Sofia Catalina: abstract scenes with vivid imagery

Do her poems seem like nonsense, or hidden meaning?

  • Swollen Land
  • Fingers crack beneath the soles of my feet
  • Delicate bliss seeps out from the tips.
  • The cactus taunts me.
  • There will be no running.
  • My lips will splinter and bleed,

  • But I will no longer be thirsty.
  • Disillusionment has made its peak on
  • The horizon of my eyelashes.

  • //
  • Mother will sear the chicken like
  • The swivels of the desert are seared
  • On my skin.
  • Rice will be fried to a sizzling gold
  • Mimicking the flecks that were
  • Once

  • Embedded in an innocence
  • That held

  • My irises together.
  • //
  • I will wait.
  • I will wait.
  • The sand will stir in my lungs
  • Preoccupying my needless desires.
  • Tell them I am on hold.

  • There will be cactus for us to bite.
  • After She’s Gone
  • Don’t forget to rub pesto on the rocks
  • And dried out riverbanks

  • Because then,

  • We can pretend
  • That it is moss
  • Spit in the crusty
  • Muddy holes

  • To make ponds
  • Nod your head when someone asks you:
  • “Were you here when there were frogs?”
  • As if you remember
  • Peel the tangerines
  • Gingerly

  • A delicate slow
  • That is that of a
  • Child’s
  • Chew the white
  • Earthy veins
  • Even slower
  • For this is what our mother
  • Tasted like
  • Santa Luna
  • You were found lying
  • In the mud of

  • The riverbed

  • The water rushed
  • Over your pale
  • Body and exposed
  • Two gleaming
  • Opals

  • In the shape of
  • Your shoulders
  • And we called you
  • Moon.
Sofia Catalina

Sofia Catalina is an aspiring musician, artist, and writer.
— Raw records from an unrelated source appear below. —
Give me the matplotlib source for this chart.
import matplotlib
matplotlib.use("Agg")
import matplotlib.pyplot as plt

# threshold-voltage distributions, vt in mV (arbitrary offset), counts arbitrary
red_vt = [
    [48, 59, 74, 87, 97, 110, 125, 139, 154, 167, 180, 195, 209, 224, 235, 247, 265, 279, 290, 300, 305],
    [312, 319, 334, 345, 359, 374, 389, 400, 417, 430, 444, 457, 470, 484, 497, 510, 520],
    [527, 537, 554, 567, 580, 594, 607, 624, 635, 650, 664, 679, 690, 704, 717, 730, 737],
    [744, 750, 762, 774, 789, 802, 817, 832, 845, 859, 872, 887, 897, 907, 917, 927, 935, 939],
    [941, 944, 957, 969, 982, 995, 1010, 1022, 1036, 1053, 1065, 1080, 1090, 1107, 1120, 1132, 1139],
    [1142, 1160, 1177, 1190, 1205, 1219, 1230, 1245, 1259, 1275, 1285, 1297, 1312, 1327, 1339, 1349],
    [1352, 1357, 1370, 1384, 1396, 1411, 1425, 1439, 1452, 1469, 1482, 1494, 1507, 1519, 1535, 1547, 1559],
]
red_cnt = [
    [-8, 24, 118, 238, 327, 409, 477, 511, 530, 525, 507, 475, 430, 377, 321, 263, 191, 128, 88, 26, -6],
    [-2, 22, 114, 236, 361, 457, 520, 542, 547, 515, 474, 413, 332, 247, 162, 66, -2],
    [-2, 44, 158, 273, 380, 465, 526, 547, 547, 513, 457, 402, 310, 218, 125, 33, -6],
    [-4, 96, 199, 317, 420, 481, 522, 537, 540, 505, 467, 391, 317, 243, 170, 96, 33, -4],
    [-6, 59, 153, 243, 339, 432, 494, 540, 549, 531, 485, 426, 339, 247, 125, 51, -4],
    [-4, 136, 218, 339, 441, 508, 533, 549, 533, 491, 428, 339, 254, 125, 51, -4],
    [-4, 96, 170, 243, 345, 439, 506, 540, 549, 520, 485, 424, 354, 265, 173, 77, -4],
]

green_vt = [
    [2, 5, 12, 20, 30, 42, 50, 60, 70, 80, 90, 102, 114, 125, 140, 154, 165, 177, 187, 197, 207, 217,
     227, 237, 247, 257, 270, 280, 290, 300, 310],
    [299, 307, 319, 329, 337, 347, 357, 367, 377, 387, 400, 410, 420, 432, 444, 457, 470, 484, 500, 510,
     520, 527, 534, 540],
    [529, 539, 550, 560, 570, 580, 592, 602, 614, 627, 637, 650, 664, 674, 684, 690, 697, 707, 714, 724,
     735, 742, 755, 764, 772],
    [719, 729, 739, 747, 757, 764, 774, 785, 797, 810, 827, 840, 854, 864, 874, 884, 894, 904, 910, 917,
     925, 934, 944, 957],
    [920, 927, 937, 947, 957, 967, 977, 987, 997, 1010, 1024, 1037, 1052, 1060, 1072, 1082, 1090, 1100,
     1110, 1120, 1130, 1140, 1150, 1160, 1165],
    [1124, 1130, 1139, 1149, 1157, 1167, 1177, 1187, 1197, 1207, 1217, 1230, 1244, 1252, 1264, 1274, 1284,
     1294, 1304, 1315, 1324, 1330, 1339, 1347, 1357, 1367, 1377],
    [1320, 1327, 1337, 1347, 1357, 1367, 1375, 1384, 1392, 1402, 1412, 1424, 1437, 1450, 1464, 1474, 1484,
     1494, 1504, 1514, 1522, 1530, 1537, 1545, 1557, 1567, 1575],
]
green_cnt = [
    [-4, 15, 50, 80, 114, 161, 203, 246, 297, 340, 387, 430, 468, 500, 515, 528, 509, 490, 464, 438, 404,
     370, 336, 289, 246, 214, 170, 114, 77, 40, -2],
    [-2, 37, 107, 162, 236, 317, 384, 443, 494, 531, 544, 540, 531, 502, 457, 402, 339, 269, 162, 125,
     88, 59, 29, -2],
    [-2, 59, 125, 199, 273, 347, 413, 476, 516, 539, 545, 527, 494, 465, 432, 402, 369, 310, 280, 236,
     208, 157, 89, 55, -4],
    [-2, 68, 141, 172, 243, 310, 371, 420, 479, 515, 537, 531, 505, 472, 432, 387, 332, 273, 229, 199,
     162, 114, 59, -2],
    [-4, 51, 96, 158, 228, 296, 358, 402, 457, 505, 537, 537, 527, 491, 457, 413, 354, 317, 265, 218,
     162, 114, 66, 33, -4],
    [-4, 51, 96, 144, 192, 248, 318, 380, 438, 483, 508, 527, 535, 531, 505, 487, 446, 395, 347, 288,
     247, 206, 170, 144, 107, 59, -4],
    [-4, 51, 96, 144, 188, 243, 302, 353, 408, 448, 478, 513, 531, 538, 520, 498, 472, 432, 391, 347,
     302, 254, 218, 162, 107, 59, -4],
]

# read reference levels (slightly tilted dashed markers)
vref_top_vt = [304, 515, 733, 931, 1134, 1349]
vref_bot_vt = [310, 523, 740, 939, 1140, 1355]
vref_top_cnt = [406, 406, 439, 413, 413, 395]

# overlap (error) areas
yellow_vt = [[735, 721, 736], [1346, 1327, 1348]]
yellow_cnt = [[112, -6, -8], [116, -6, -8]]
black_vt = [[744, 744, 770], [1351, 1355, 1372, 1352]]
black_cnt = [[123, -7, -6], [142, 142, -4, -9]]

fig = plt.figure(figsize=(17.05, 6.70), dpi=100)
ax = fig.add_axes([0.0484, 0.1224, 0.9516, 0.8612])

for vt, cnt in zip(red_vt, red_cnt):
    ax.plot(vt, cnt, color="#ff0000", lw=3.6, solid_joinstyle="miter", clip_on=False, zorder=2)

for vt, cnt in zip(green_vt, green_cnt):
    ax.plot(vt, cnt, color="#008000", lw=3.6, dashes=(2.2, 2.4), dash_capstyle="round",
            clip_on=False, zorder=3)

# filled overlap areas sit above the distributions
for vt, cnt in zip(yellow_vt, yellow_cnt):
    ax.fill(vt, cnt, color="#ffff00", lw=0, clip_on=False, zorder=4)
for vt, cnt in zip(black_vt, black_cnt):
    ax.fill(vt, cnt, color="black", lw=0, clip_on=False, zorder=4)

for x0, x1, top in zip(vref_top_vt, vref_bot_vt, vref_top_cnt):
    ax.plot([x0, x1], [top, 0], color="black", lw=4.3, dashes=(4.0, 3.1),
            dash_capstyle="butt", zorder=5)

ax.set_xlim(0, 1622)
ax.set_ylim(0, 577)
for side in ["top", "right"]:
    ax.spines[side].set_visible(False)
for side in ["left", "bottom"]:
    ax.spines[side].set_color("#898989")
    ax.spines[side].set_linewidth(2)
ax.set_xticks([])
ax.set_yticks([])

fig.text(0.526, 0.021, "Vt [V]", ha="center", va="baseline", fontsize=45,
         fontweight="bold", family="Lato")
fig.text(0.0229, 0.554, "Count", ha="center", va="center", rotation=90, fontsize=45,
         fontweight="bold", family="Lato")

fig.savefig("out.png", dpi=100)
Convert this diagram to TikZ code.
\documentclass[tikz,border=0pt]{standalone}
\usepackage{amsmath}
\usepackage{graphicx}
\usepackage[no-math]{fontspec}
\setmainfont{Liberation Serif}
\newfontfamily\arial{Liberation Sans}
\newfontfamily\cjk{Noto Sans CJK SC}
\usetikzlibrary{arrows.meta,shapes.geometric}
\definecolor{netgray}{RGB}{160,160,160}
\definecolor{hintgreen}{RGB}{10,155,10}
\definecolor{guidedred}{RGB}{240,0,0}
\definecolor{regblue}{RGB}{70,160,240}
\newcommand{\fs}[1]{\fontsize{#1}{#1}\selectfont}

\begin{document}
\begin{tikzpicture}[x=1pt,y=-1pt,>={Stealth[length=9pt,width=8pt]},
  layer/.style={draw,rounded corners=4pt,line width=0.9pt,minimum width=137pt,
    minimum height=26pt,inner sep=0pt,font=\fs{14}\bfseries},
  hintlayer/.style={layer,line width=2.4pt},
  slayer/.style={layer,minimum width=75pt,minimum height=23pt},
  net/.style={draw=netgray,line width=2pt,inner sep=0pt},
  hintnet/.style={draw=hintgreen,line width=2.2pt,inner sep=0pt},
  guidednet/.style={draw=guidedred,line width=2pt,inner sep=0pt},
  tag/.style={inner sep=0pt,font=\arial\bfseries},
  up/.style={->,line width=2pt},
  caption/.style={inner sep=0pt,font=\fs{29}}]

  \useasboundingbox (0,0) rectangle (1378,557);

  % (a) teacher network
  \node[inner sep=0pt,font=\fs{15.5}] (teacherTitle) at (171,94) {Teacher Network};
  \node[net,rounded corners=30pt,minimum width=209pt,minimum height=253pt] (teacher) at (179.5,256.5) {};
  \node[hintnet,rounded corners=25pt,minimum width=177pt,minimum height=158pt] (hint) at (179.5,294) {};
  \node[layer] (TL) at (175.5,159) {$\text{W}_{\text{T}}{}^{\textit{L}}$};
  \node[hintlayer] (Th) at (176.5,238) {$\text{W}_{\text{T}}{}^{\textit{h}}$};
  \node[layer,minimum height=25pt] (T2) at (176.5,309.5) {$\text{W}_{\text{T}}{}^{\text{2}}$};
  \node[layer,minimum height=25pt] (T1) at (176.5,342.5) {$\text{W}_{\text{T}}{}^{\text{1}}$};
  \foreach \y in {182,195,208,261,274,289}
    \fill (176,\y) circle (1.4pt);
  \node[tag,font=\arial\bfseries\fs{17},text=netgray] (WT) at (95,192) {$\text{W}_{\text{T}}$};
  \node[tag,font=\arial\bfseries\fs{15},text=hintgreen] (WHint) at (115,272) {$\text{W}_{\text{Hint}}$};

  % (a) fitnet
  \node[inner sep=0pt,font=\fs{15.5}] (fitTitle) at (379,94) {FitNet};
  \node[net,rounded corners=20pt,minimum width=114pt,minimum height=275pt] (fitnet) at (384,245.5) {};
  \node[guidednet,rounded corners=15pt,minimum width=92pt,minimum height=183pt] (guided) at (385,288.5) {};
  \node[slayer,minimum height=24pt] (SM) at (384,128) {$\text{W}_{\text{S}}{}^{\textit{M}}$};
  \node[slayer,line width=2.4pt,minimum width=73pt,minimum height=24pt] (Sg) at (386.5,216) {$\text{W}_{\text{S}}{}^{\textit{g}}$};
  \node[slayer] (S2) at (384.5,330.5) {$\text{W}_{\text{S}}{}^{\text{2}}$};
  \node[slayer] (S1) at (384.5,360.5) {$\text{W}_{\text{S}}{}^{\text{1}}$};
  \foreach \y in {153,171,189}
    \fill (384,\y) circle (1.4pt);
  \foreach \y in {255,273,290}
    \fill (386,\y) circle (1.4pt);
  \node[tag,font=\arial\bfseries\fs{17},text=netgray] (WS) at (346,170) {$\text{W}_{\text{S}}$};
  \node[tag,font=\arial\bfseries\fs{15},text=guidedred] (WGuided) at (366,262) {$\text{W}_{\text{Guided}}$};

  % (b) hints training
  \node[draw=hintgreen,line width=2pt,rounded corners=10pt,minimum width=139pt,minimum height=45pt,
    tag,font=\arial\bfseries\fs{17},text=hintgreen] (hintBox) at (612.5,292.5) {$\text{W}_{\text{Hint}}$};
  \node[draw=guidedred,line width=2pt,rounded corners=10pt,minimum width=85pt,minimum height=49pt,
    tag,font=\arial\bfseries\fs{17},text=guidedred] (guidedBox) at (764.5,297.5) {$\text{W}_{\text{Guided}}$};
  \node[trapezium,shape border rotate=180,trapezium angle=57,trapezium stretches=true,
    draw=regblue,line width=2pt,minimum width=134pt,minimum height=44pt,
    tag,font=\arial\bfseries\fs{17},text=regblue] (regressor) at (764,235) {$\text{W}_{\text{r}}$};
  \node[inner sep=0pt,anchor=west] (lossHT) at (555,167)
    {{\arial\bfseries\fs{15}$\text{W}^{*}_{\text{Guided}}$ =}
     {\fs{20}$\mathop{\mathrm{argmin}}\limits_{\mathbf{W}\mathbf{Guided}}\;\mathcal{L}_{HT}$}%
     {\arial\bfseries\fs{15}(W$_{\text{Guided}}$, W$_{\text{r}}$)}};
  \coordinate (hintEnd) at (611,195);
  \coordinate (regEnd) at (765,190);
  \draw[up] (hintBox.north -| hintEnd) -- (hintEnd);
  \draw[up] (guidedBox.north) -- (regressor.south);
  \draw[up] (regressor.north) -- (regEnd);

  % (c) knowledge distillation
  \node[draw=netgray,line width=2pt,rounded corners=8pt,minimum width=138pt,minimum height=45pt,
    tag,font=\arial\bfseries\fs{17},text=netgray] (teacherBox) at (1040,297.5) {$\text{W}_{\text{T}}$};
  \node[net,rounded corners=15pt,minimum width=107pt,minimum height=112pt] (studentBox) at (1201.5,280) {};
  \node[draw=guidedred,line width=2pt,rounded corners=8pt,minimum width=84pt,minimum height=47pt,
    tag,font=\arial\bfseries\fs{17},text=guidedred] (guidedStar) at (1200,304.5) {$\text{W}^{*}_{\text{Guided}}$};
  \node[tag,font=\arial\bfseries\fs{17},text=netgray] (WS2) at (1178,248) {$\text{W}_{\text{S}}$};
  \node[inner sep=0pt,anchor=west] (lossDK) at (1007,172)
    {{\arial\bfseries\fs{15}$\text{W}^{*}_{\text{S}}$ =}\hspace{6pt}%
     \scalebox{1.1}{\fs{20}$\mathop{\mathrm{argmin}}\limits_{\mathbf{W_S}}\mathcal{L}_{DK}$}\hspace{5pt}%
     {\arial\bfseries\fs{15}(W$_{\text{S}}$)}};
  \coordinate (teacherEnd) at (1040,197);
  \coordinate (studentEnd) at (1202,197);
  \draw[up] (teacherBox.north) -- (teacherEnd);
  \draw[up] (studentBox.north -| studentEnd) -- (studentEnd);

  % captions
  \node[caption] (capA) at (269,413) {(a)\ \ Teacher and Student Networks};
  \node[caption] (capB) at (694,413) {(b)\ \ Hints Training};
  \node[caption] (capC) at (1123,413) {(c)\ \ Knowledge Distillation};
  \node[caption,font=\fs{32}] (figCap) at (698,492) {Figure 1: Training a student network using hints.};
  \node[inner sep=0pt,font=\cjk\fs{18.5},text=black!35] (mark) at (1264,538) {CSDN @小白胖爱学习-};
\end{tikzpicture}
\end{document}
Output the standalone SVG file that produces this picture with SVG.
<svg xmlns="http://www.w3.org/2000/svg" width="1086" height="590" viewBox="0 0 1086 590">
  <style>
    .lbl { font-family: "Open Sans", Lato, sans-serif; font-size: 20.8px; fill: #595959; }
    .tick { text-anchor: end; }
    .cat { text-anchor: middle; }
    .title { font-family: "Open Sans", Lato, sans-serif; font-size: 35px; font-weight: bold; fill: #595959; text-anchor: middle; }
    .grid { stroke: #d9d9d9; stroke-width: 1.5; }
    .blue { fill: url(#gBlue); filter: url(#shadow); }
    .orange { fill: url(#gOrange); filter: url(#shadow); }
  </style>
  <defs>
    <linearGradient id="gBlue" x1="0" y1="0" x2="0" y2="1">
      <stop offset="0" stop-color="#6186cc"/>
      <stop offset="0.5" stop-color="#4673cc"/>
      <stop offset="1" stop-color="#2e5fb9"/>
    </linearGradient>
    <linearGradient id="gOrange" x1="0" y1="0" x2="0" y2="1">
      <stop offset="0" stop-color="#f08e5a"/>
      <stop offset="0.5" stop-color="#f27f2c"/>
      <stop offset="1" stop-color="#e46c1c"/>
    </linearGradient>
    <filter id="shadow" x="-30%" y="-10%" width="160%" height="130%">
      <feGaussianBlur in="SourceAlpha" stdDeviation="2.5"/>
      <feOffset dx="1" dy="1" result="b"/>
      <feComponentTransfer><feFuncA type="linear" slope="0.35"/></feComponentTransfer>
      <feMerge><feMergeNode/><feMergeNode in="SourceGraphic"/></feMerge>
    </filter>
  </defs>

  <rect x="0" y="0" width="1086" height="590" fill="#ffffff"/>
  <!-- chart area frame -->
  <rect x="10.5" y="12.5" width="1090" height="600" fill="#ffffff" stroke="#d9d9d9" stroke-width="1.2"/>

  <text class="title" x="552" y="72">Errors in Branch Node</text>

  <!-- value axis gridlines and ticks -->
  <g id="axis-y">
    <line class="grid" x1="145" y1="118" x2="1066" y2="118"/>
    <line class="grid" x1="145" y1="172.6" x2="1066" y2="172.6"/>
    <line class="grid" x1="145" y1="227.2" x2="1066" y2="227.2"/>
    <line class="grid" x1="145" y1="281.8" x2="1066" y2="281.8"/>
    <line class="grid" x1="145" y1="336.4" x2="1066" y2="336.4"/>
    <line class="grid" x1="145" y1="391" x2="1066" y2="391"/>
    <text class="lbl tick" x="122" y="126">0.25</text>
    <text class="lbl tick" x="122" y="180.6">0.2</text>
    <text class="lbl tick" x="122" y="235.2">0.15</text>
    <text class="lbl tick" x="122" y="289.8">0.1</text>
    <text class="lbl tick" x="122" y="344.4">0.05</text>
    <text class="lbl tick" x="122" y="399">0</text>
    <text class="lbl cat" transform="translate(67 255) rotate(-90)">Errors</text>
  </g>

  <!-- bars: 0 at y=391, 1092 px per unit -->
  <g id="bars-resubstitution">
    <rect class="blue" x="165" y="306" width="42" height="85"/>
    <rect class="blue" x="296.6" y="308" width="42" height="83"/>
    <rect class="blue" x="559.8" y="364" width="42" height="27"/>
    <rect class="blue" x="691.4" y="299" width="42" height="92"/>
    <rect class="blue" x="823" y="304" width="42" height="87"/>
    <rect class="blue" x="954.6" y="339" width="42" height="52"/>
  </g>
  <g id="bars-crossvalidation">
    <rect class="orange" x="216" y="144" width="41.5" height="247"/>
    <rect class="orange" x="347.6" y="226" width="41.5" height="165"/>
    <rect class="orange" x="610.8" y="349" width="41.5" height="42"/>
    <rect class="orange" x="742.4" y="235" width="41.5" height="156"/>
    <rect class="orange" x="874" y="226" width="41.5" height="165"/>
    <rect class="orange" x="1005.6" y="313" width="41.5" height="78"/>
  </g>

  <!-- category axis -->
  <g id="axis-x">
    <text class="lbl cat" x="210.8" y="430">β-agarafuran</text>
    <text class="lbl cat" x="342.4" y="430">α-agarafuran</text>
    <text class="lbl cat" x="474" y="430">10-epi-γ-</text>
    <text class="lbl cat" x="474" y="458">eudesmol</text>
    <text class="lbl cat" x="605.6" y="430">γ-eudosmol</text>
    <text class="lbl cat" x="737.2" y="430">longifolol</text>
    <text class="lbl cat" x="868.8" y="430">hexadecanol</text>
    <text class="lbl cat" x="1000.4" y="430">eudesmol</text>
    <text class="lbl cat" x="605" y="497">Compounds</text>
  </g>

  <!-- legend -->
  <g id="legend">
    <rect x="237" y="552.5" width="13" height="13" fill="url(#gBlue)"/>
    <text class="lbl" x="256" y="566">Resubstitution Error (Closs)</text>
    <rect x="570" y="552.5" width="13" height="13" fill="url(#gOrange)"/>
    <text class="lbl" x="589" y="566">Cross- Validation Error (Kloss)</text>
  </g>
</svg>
When she’s not working at the Fleet Science Center, she’s drawing aliens or playing the ukulele. She hopes to take her readers elsewhere by giving them abstract scenes with vivid imagery. Because of this, her poems may at times seem like nonsense, but she assures you that there is a hidden meaning behind the strangeness of it all.